British and Afghan troops are reported to be advancing more swiftly in the nearby district of Nad Ali.

A Nato spokesman said they had begun setting up joint patrol bases to provide a permanent security presence.

Unrelated to the Marjah offensive, an air strike in neighbouring Kandahar province killed five civilians who were mistakenly believed to have been planting roadside bombs.

The deaths come after two US missiles struck a house on the outskirts of Marjah on Sunday, killing 12 people, half of them children.

Nato has stressed that the safety of civilians in the areas targeted is its highest priority.

Lt Gen Nick Parker, the most senior British officer in Afghanistan, told the BBC it was absolutely unacceptable to have civilian casualties, whatever the circumstances, and that announcing the offensive well in advance had helped save lives.

'Sporadic firing'

Dawud Ahmadi - a spokesman for Helmand Governor Gulab Mangal - told the BBC's Pashto service that Afghan National Army and Nato forces are clearing areas around Marjah of mines.

"There is still sporadic Taliban firing from residential areas in the north of the town, but we are not using air power or heavy bombardments to dislodge them because we want to avoid civilian casualties," he said.

Map

Mr Ahmadi said that 1,240 familes had been displaced and evacuated from Marjah - and all had received aid in the provincial capital, Lashkar Gah.
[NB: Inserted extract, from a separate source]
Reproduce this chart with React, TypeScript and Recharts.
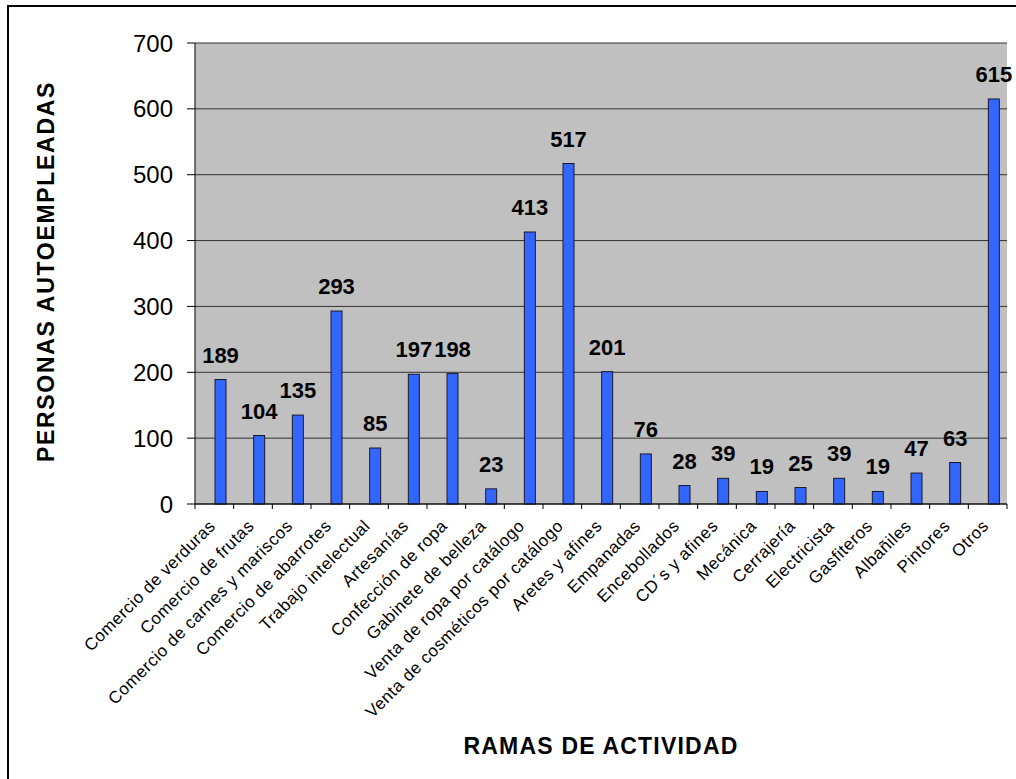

He said the aim of the operation was to rid Marjah of militancy and drugs traffickers and then hand it over to Afghan police before establishing a civil administration for the area.

Earlier, Afghan Gen Ghulam Mahaiuddin told Reuters news agency that many Taliban militants had "escaped" and that his forces were now searching houses for weapons and ammunition.

They were encouraging those villagers who had left the area before the military operation to return, he said.

But despite Afghan government claims that the insurgents were on the run, small teams of insurgents repeatedly attacked troops and mine-clearing vehicles with rocket, rifle and rocket-propelled grenade fire.

US Marines have twice unsuccessfully tried to clear a bazaar area in Marjah of enemy positions.

Lt Josh Diddams told AFP that in some pockets in Marjah, Taliban militants were standing their ground and fighting, or were firing on US and Afghan forces from homes and mosques.

Marjah resident Haji Mohammed Jan told the BBC the Taliban had tried to stop people leaving, but he and others had managed to escape.

'Surge' strategy

Operation Moshtarak, meaning "together" in the Dari language, is the biggest coalition attack since the Taliban fell in 2001.

The operation is also considered the first big test of US President Barack Obama's new "surge" strategy for Afghanistan.

Allied officials have reported only two coalition deaths so far - one American and one Briton killed on Saturday.

Two other Nato soldiers died on Monday in unrelated bomb strikes in Helmand, military spokesman Sgt Kevin Bell said.

Afghan officials said at least 27 insurgents had been killed so far in the offensive.